Вспомнив сокрушительное однообразие ее дней в больнице, я почувствовала тяжесть в животе. Мама не знала ни покоя, ни утешения. Стулья были слишком жесткими и узкими, простыни и одеяла – очень уж тонкими и грубыми. От каждой поверхности исходила смутная угроза. Всегда что-то жужжало, гудело, щелкало, пищало.

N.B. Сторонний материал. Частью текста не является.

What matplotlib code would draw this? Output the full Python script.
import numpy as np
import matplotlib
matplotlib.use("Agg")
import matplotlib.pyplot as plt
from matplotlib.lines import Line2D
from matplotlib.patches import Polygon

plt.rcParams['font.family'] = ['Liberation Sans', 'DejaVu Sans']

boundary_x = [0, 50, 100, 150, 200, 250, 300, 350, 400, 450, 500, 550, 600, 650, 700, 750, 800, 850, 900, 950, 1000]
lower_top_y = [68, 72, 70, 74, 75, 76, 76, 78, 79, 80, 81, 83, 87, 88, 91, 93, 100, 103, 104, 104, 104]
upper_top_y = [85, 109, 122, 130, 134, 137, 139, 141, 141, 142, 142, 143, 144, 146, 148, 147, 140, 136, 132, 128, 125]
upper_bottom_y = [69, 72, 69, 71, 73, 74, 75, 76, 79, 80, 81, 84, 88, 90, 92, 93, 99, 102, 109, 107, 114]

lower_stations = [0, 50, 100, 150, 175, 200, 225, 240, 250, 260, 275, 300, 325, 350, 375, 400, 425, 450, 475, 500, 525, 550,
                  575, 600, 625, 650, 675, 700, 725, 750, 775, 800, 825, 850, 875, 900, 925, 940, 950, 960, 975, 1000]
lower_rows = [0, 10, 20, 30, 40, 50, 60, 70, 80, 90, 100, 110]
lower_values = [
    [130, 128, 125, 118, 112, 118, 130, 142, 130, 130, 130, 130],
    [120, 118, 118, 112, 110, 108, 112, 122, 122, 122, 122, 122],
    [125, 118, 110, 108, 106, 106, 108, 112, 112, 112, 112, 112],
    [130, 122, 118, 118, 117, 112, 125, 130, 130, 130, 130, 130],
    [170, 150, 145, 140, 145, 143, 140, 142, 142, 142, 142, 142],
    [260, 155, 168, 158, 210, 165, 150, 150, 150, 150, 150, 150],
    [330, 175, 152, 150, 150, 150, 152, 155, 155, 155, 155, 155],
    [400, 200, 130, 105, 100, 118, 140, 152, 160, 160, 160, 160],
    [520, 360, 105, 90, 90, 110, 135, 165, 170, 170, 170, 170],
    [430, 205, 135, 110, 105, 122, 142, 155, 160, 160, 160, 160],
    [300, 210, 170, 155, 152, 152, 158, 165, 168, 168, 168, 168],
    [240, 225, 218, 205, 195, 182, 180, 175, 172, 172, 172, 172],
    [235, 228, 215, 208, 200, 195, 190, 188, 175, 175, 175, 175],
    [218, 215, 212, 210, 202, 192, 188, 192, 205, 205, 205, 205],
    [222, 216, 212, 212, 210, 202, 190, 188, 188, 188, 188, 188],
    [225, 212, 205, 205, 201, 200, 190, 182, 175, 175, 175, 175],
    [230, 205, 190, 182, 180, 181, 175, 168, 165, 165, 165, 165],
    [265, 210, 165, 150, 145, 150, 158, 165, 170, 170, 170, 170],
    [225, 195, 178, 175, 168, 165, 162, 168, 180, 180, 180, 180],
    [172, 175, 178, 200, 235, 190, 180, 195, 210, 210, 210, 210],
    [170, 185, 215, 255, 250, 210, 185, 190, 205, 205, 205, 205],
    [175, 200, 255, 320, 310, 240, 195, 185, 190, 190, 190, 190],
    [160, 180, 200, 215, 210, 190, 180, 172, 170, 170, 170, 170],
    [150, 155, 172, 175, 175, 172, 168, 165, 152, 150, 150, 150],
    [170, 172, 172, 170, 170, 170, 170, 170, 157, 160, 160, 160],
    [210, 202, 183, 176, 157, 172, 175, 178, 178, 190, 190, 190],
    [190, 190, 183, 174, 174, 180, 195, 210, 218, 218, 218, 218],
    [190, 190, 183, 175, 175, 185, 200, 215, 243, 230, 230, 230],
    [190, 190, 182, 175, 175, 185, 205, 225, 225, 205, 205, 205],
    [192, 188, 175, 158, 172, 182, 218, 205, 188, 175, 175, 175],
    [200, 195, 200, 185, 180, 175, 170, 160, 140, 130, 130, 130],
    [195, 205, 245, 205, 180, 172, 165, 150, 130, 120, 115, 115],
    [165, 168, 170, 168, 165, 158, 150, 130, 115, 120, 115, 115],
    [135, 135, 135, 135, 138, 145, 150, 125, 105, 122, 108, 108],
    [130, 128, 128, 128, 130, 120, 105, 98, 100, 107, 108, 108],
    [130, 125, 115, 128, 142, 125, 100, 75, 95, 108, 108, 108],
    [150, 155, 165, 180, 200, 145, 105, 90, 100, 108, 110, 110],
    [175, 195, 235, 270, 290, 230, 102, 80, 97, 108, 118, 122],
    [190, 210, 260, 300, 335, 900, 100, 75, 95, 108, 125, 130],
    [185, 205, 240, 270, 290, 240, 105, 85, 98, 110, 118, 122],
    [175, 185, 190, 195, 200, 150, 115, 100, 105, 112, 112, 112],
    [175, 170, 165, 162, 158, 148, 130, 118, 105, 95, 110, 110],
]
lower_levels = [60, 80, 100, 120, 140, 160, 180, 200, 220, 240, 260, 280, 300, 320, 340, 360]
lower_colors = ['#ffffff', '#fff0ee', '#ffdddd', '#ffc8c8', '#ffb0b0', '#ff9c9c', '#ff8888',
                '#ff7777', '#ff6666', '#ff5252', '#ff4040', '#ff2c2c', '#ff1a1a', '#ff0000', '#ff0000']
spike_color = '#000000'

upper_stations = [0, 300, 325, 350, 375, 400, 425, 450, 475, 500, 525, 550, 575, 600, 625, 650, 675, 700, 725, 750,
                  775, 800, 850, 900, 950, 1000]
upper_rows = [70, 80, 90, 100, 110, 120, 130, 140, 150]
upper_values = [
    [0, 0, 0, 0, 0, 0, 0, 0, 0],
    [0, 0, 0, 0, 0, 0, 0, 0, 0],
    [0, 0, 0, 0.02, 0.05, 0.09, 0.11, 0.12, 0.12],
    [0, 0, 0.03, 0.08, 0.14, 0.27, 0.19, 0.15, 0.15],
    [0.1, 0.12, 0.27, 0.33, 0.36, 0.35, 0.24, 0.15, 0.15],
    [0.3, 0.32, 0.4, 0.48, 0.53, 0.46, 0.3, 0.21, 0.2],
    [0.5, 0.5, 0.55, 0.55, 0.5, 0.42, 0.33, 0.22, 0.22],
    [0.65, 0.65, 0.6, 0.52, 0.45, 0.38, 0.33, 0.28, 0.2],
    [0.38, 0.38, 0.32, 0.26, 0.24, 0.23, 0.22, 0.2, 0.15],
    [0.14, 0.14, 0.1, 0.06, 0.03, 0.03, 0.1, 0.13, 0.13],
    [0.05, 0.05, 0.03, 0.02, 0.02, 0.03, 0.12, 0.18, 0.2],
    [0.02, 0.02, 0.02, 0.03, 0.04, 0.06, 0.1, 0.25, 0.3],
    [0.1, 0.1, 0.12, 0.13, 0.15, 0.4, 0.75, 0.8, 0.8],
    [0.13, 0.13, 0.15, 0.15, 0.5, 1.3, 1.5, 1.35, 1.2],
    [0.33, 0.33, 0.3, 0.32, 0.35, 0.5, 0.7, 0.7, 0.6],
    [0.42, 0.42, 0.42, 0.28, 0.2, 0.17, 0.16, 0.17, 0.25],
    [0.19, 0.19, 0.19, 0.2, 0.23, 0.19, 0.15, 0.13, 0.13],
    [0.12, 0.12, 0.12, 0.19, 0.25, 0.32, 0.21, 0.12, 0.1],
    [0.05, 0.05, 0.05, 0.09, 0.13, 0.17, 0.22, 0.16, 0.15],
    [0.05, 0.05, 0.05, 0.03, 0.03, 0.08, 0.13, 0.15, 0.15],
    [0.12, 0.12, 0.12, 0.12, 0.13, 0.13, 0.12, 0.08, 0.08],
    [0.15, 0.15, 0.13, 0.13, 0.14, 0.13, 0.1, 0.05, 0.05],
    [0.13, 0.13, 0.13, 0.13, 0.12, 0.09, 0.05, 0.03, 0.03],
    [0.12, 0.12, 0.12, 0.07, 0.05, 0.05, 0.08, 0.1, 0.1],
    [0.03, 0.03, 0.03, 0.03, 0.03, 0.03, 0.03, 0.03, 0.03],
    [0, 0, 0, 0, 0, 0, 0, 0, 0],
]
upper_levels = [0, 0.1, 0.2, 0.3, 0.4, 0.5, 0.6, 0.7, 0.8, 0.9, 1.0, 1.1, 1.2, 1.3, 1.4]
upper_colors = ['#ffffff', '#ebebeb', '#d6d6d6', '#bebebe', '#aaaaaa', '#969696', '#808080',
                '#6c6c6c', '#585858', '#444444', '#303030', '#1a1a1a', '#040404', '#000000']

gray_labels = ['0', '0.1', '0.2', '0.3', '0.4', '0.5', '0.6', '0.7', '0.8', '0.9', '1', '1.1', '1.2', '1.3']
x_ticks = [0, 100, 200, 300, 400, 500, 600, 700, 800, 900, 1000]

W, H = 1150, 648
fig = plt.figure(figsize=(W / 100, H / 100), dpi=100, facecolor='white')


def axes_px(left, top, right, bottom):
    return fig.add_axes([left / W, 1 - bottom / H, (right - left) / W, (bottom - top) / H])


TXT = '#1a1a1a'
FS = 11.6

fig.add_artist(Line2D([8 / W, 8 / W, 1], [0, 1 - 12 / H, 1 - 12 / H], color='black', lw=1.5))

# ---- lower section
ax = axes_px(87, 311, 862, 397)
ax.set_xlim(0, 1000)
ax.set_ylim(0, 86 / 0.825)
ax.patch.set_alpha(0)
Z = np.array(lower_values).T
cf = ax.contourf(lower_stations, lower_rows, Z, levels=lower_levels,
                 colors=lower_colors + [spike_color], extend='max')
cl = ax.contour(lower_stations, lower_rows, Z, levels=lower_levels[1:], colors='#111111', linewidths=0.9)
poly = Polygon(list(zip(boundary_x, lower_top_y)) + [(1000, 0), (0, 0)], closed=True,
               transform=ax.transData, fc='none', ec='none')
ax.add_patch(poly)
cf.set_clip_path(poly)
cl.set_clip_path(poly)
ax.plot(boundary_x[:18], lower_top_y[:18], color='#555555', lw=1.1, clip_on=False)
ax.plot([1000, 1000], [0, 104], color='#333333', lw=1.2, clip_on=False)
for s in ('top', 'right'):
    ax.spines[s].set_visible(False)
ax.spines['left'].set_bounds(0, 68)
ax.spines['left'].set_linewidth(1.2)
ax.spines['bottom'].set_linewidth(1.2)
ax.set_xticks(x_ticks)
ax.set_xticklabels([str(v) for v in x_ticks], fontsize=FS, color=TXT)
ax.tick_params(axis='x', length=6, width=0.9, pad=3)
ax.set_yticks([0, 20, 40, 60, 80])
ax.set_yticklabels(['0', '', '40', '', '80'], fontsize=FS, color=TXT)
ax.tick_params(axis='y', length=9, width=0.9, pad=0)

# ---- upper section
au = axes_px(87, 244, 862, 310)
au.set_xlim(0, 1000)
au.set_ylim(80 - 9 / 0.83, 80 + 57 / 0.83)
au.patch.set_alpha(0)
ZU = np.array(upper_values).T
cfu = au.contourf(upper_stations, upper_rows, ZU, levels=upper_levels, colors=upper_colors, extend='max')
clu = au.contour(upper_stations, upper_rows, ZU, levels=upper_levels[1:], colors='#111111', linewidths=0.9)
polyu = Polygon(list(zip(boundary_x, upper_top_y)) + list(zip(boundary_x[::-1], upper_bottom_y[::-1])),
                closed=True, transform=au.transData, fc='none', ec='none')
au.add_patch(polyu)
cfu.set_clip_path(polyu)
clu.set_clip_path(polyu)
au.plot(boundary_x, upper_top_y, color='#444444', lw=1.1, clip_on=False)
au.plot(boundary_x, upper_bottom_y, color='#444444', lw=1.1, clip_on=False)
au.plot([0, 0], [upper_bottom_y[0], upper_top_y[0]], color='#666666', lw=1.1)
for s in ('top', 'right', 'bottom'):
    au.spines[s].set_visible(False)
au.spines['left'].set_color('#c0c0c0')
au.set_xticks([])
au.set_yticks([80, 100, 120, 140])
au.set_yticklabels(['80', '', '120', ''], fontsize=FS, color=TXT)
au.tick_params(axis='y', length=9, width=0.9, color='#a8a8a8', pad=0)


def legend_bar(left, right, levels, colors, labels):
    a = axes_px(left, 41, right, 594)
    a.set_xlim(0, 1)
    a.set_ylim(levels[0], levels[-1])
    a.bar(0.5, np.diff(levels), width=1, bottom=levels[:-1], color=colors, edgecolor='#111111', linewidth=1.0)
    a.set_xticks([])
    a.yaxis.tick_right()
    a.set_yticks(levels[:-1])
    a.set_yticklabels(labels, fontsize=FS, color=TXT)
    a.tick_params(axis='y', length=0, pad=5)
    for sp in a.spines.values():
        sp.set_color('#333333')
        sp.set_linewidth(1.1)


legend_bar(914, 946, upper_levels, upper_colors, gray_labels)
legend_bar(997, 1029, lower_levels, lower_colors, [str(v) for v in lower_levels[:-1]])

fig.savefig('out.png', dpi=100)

Бывали дни, когда мы проводили у мамы целые часы. Я делала в углу палаты домашнее задание, то сгорбившись на стуле, то сидя на отвратительном линолеумном полу, постелив куртку. Мама читала принесенные папой книги, иногда мы разговаривали. Папа время от времени забегал в китайский ресторан недалеко от больницы, приносил мне чоу-мейн и яичные роллы с кисло-сладким соусом, и я ела их в вестибюле. Бывало, меня забирал кто-то из друзей или персонала нашей клиники, а папа оставался в больнице.

Я не вспоминала ничего из этого уже много лет, не прикасалась к этим чувствам, и теперь они ощущались чем-то огромным и незнакомым. Я отбросила счет, засунула его поглубже в мусорный пакет, жалея, что он вообще попался мне на глаза, а после сосредоточилась на последней куче бумаг, работая яростно и упорно. Рассортировав половину документов, я кое-что нашла.